January 7th, 2008 by Charles A. Maddock
Whatever happened to boutique law firms, the ones with a single focus on intellectual property, environmental, labor and other practices? In an age of specialization, you would think that boutiques would still be turning clients away at the door like a trendy club in SoHo. Just as the club scene is ever changing, client demand for law firms is relatively fickle as well.
In the last five years, IP firms alone have gone through significant change, either by being absorbed by a general practice firm, merging with another specialty firm or dissolving. A similar picture exists with other types of boutiques. Why?
Picture a boxing match between Rocky Boutique and Apollo Convergence. If you’re for knowledge of trends, government mandates and the world of science, you’ll root for Rocky. On the other hand, if you’re all about efficiency, cost savings and knowing my business, Apollo is probably your man. Does one have to win? Can’t we all just be friends?
In the real world, the difference between winning and losing is much harder to define. I think we can agree, though, that firms that expand existing client relations, capture profitable new business and enhance profits per partner are going to be the winners at the end of the match. How does that happen? How can I make it happen in my firm?

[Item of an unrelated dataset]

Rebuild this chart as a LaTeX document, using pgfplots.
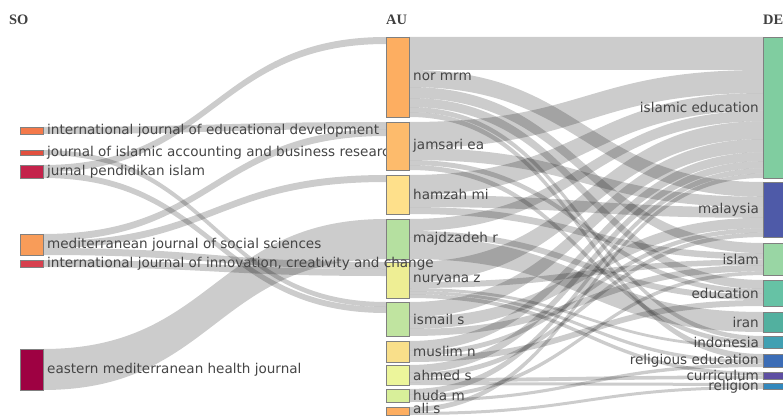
\documentclass[border=0pt]{standalone}
\usepackage{pgfplots}
\pgfplotsset{compat=1.18}
\usepackage{fontspec}
\setmainfont{DejaVu Sans}
\newfontfamily\hfont{Liberation Serif}
\definecolor{lab}{HTML}{454545}
% source nodes
\definecolor{cIJED}{HTML}{F4794A}
\definecolor{cJIABR}{HTML}{E2503F}
\definecolor{cJPI}{HTML}{C4234B}
\definecolor{cMJSS}{HTML}{F89C59}
\definecolor{cIJICC}{HTML}{D7404E}
\definecolor{cEMHJ}{HTML}{9E0142}
% author nodes
\definecolor{cNM}{HTML}{FDAE61}
\definecolor{cJE}{HTML}{FDBB6C}
\definecolor{cHM}{HTML}{FEE08B}
\definecolor{cMR}{HTML}{B5E0A0}
\definecolor{cNZ}{HTML}{EEEE94}
\definecolor{cIS}{HTML}{C0E4A0}
\definecolor{cMN}{HTML}{F9DF8A}
\definecolor{cAS}{HTML}{ECF59B}
\definecolor{cHU}{HTML}{D8EF9A}
\definecolor{cAL}{HTML}{FDAE61}
% keyword nodes
\definecolor{cIE}{HTML}{80CDA0}
\definecolor{cMY}{HTML}{4E5AA8}
\definecolor{cISL}{HTML}{99D6A4}
\definecolor{cED}{HTML}{66C2A5}
\definecolor{cIR}{HTML}{52B09F}
\definecolor{cID}{HTML}{41A0B2}
\definecolor{cRE}{HTML}{3C6DB6}
\definecolor{cCU}{HTML}{5E4FA2}
\definecolor{cRL}{HTML}{3288BD}
% link SO->AU : left top, left bottom, right top, right bottom
\newcommand{\flowA}[4]{\draw[draw=none,fill=black,fill opacity=0.2]
  (axis cs:43,#1) .. controls (axis cs:214.5,#1) and (axis cs:214.5,#3) .. (axis cs:386,#3)
  -- (axis cs:386,#4) .. controls (axis cs:214.5,#4) and (axis cs:214.5,#2) .. (axis cs:43,#2) -- cycle;}
% link AU->DE
\newcommand{\flowB}[4]{\draw[draw=none,fill=black,fill opacity=0.2]
  (axis cs:409,#1) .. controls (axis cs:586,#1) and (axis cs:586,#3) .. (axis cs:763,#3)
  -- (axis cs:763,#4) .. controls (axis cs:586,#4) and (axis cs:586,#2) .. (axis cs:409,#2) -- cycle;}
% node box: x0 x1 y0 y1 colour
\newcommand{\nd}[5]{\addplot[fill=#5,draw=black!50,line width=0.4pt] coordinates {(#1,#3) (#2,#3) (#2,#4) (#1,#4)} -- cycle;}
\newcommand{\lbl}{\fontsize{13.6}{14}\selectfont}
\begin{document}
\begin{tikzpicture}
\begin{axis}[width=783bp,height=416bp,scale only axis,
  xmin=0,xmax=783,ymin=0,ymax=416,y dir=reverse,hide axis,clip=true]
% ---- SO -> AU links
\flowA{127}{134}{122}{129}
\flowA{150}{155}{302}{307}
\flowA{165}{172}{37}{44}
\flowA{172}{178}{307}{313}
\flowA{234}{241}{129}{136}
\flowA{241}{248}{175}{182}
\flowA{248}{255}{262}{269}
\flowA{260}{267}{269}{276}
\flowA{349}{390}{219}{259}
% ---- AU -> DE links
\flowB{37}{70}{37}{70}
\flowB{70}{87}{182}{196.8}
\flowB{87}{98}{243}{253.1}
\flowB{98}{107}{280}{289}
\flowB{107}{112}{336}{340.6}
\flowB{112}{117}{354}{359.9}
\flowB{122}{148}{70}{93}
\flowB{148}{160}{196.8}{207.3}
\flowB{160}{165}{289}{294}
\flowB{165}{170}{340.6}{345.2}
\flowB{175}{195}{93}{110.7}
\flowB{195}{207}{207.3}{217.8}
\flowB{207}{214}{253.1}{259.5}
\flowB{219}{231}{110.7}{121.3}
\flowB{231}{237}{294}{300}
\flowB{237}{259}{312}{332}
\flowB{262}{282}{121.3}{139}
\flowB{282}{288}{259.5}{265}
\flowB{288}{291}{345.2}{348}
\flowB{291}{294}{359.9}{363.5}
\flowB{294}{298}{372}{375.5}
\flowB{302}{317}{139}{152.3}
\flowB{317}{329}{217.8}{228.3}
\flowB{329}{336}{265}{271.4}
\flowB{341}{351}{152.3}{161.2}
\flowB{351}{356}{228.3}{232.7}
\flowB{356}{362}{300}{306}
\flowB{365}{373}{161.2}{168.3}
\flowB{373}{378}{232.7}{237.1}
\flowB{378}{382}{375.5}{379}
\flowB{382}{385}{383}{386}
\flowB{389}{395}{168.3}{173.6}
\flowB{395}{399}{271.4}{275.1}
\flowB{399}{402}{363.5}{367}
\flowB{407}{412}{173.6}{178}
\flowB{412}{415}{386}{389}
% ---- SO nodes
\nd{20}{43}{127}{134}{cIJED}
\nd{20}{43}{150}{155}{cJIABR}
\nd{20}{43}{165}{178}{cJPI}
\nd{20}{43}{234}{255}{cMJSS}
\nd{20}{43}{260}{267}{cIJICC}
\nd{20}{43}{349}{390}{cEMHJ}
% SO labels
\node[anchor=west,inner sep=0pt,text=lab,font=\lbl] at (axis cs:47,131) {international journal of educational development};
\node[anchor=west,inner sep=0pt,text=lab,font=\lbl] at (axis cs:47,152.5) {journal of islamic accounting and business research};
\node[anchor=west,inner sep=0pt,text=lab,font=\lbl] at (axis cs:47,171.5) {jurnal pendidikan islam};
\node[anchor=west,inner sep=0pt,text=lab,font=\lbl] at (axis cs:47,244.5) {mediterranean journal of social sciences};
\node[anchor=west,inner sep=0pt,text=lab,font=\lbl] at (axis cs:47,369.5) {eastern mediterranean health journal};
% ---- AU nodes
\nd{386}{409}{37}{117}{cNM}
\nd{386}{409}{122}{170}{cJE}
\nd{386}{409}{175}{214}{cHM}
\nd{386}{409}{219}{259}{cMR}
\nd{386}{409}{262}{298}{cNZ}
\nd{386}{409}{302}{336}{cIS}
\nd{386}{409}{341}{362}{cMN}
\nd{386}{409}{365}{385}{cAS}
\nd{386}{409}{389}{402}{cHU}
\nd{386}{409}{407}{415}{cAL}
% ---- DE nodes
\nd{763}{786}{37}{178}{cIE}
\nd{763}{786}{182}{237}{cMY}
\nd{763}{786}{243}{275}{cISL}
\nd{763}{786}{280}{306}{cED}
\nd{763}{786}{312}{332}{cIR}
\nd{763}{786}{336}{348}{cID}
\nd{763}{786}{354}{367}{cRE}
\nd{763}{786}{372}{379}{cCU}
\nd{763}{786}{383}{389}{cRL}
\node[anchor=west,inner sep=0pt,text=lab,font=\lbl] at (axis cs:47,263.5) {international journal of innovation, creativity and change};
% AU labels
\node[anchor=west,inner sep=0pt,text=lab,font=\lbl] at (axis cs:413,77) {nor mrm};
\node[anchor=west,inner sep=0pt,text=lab,font=\lbl] at (axis cs:413,146) {jamsari ea};
\node[anchor=west,inner sep=0pt,text=lab,font=\lbl] at (axis cs:413,194.5) {hamzah mi};
\node[anchor=west,inner sep=0pt,text=lab,font=\lbl] at (axis cs:413,239) {majdzadeh r};
\node[anchor=west,inner sep=0pt,text=lab,font=\lbl] at (axis cs:413,280) {nuryana z};
\node[anchor=west,inner sep=0pt,text=lab,font=\lbl] at (axis cs:413,319) {ismail s};
\node[anchor=west,inner sep=0pt,text=lab,font=\lbl] at (axis cs:413,351.5) {muslim n};
\node[anchor=west,inner sep=0pt,text=lab,font=\lbl] at (axis cs:413,375) {ahmed s};
\node[anchor=west,inner sep=0pt,text=lab,font=\lbl] at (axis cs:413,395.5) {huda m};
\node[anchor=west,inner sep=0pt,text=lab,font=\lbl] at (axis cs:413,408.5) {ali s};
% DE labels
\node[anchor=east,inner sep=0pt,text=lab,font=\lbl] at (axis cs:759,107.5) {islamic education};
\node[anchor=east,inner sep=0pt,text=lab,font=\lbl] at (axis cs:759,209.5) {malaysia};
\node[anchor=east,inner sep=0pt,text=lab,font=\lbl] at (axis cs:759,259) {islam};
\node[anchor=east,inner sep=0pt,text=lab,font=\lbl] at (axis cs:759,293) {education};
\node[anchor=east,inner sep=0pt,text=lab,font=\lbl] at (axis cs:759,322) {iran};
\node[anchor=east,inner sep=0pt,text=lab,font=\lbl] at (axis cs:759,342) {indonesia};
\node[anchor=east,inner sep=0pt,text=lab,font=\lbl] at (axis cs:759,360.5) {religious education};
\node[anchor=east,inner sep=0pt,text=lab,font=\lbl] at (axis cs:759,375.5) {curriculum};
\node[anchor=east,inner sep=0pt,text=lab,font=\lbl] at (axis cs:759,387) {religion};
% column headers
\node[anchor=west,inner sep=0pt,text=black!75,font=\hfont\bfseries\fontsize{14.5}{14.5}\selectfont] at (axis cs:9,20) {SO};
\node[anchor=west,inner sep=0pt,text=black!75,font=\hfont\bfseries\fontsize{14.5}{14.5}\selectfont] at (axis cs:386,20) {AU};
\node[anchor=west,inner sep=0pt,text=black!75,font=\hfont\bfseries\fontsize{14.5}{14.5}\selectfont] at (axis cs:763,20) {DE};
\end{axis}
\pgfresetboundingbox
\useasboundingbox (current axis.south west) rectangle (current axis.north east);
\end{tikzpicture}
\end{document}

To answer those questions, we need to go back almost 15 years to the earliest convergence programs, especially the program developed by DuPont. Prior to the establishment of the DuPont Partner Law Firm (PLF) program, law firms defined the value proposition (here’s what we’ll do for you, based on our experience and expertise, and here’s what you’ll pay for it). DuPont and others had the foresight to recognize that by streamlining the number of firms used (typically smaller local firms and boutiques), they could reduce headcount in the law department, drive down their internal costs and rotate the value proposition by 180 degrees. Now clients called the shots and many of them began to confirm their belief that the value they received from their firms needed redefining.
There’s conclusive and measurable evidence for this. The overall decline in the number of boutiques is one measure. Another metric is client satisfaction with their law firm.
Fifteen years ago, Altman Weil began conducting client satisfaction surveys for law firms. In the course of gathering satisfaction data, we quickly realized that clients were generally more satisfied or much more satisfied with the boutique firms that they used, even though these firms were generally more expensive than general practice firms that had similar expertise. Because boutique firms performed so much better—70% of clients were completely satisfied with their boutique firms, ten points higher than their GP firms–we decided that comparisons were unfair and even irrelevant, so we kept separate databases for each rather than making comparisons.
Flash forward to the present time and the situation is completely different. The market has clearly matured. Sophisticated buyers of legal services recognize that law firms can be grouped into three or four tiers and within those tiers there is little difference in quality, expertise or pricing. The factors that do make a difference are service, knowledge of my industry, knowledge of and respect for the people in my law department or business and brand recognition of the firm.
And it shows in our surveys: now boutiques fall ten percent behind GP firms in complete satisfaction. Don’t forget, these figures are averages. In some cases, less than 40% are completely satisfied with their boutiques, a perilous figure.
How did this happen? Boutiques have continued to focus on their craft while GP practitioners have emphasized service factors. In some cases—especially IP—boutiques have become marginalized as Chief Legal Officers set the legal direction throughout the corporation. In addition, GP firms have the edge on locations, pricing flexibility (especially if they capture a large part of the client’s business), range of services and brand recognition. The latter has become increasingly important and is the number one reason why firms are chosen, acceding to our client surveys, even more important than the firm’s specialty.
So, how can boutiques compete and win in this very different environment?
• Continually assess client satisfaction though surveys, interviews and client audits.
• Offer a sales and service training program to partners and associates who have or show the potential for generating business
• Identify a service ombudsman within the organization to manage the ongoing client satisfaction program, including personal or telephone interviews annually to measure client satisfaction and opportunities.
• Recruit a full time sales person to provide potential clients substantive reasons why they should select your firm.
• Improve brand recognition by deciding who you are , who you aren’t and the reasons why clients should hire your firm. Make these statements simple, accurate, important and consistent throughout all of the firm’s communication channels.
As the legal world of buyers and sellers has changed dramatically, boutiques have been slower to recognize and embrace change than GP firms. By looking at the firm as clients see it and focusing on the service factors important to clients, boutiques can return to their places of honor and respect in the legal market.